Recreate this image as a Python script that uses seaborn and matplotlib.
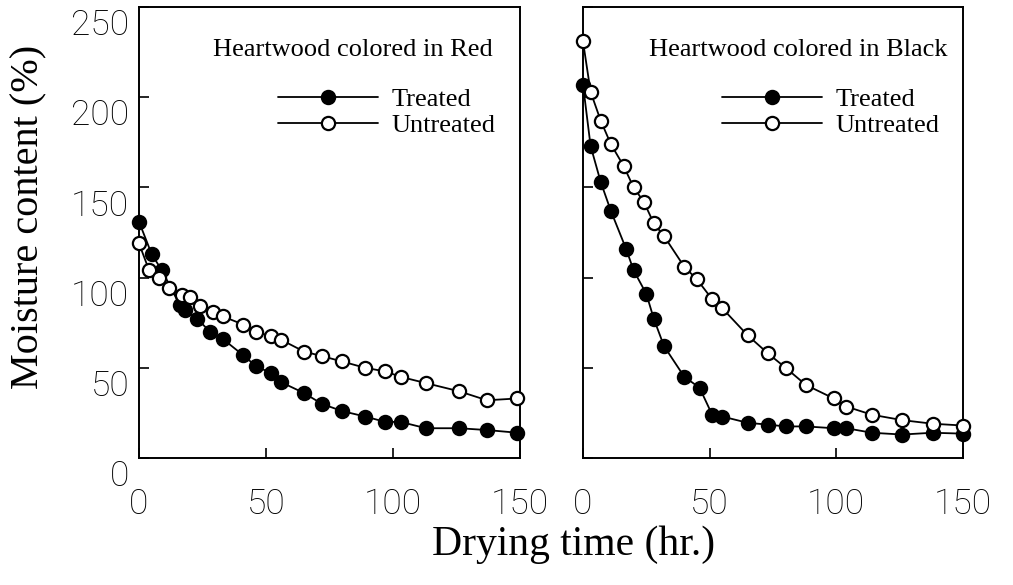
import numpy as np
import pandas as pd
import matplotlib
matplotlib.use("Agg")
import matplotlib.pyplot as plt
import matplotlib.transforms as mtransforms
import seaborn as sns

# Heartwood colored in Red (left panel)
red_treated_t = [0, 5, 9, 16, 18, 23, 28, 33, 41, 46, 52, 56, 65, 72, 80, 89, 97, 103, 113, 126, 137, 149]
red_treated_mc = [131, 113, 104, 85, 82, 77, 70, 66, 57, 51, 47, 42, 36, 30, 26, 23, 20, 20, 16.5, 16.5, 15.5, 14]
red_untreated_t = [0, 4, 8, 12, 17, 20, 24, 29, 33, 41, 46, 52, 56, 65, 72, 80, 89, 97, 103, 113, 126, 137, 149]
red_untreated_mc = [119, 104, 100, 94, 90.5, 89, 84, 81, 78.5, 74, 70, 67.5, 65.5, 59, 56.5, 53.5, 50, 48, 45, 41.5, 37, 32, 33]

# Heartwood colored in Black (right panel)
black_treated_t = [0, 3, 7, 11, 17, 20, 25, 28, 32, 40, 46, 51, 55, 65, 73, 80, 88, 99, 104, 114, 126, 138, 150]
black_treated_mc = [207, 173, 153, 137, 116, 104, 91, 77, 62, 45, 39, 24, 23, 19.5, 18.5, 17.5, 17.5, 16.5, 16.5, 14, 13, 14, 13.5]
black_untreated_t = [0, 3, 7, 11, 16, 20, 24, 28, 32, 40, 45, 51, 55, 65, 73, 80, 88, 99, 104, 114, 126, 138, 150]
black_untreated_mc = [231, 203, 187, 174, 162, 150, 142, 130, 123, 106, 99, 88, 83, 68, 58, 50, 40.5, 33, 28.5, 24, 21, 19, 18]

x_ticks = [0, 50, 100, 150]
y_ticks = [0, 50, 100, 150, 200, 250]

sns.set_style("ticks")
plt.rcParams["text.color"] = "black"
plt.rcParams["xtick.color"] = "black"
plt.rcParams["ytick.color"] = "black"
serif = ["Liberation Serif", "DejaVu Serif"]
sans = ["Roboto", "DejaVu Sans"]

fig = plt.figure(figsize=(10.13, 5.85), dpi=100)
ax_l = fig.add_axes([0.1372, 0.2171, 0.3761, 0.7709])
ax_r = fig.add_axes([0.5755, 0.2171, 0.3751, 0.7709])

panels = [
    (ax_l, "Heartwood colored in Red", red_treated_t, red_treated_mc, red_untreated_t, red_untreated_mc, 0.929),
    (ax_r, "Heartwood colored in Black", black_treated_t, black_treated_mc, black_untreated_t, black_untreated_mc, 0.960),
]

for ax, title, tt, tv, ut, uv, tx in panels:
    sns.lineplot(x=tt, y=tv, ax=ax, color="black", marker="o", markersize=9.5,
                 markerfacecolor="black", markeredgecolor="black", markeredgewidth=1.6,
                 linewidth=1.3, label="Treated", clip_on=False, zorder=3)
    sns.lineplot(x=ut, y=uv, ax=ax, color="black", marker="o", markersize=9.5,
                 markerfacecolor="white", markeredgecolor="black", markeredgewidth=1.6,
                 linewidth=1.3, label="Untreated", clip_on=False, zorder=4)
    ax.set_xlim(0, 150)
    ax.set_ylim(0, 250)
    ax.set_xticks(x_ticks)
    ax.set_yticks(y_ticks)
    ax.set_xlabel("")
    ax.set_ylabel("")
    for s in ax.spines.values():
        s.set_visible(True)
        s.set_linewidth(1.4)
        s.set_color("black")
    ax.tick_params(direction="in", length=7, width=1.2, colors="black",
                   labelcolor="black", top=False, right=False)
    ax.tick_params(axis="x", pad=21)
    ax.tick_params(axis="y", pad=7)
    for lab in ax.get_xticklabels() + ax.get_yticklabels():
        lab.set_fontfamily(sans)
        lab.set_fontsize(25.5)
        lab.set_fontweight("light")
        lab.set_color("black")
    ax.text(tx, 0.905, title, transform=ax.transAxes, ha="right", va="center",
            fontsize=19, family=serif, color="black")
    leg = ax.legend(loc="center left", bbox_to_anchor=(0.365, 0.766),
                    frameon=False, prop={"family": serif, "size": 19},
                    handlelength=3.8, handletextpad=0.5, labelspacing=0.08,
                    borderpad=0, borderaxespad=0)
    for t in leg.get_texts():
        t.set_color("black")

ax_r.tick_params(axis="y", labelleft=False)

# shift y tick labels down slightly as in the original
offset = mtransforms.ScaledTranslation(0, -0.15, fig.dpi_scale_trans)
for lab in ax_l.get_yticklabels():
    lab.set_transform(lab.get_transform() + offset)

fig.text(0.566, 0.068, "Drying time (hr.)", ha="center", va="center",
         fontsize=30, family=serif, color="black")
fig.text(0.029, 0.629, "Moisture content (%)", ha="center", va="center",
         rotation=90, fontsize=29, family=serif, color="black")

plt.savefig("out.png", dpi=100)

————————

■ **Brief**
Quote, exactly and only, the lines from the first line of the data above through the line containing "import seaborn as sns". The pictures do not belong in it.

■ **Result**
Recreate this image as a Python script that uses seaborn and matplotlib.
import numpy as np
import pandas as pd
import matplotlib
matplotlib.use("Agg")
import matplotlib.pyplot as plt
import matplotlib.transforms as mtransforms
import seaborn as sns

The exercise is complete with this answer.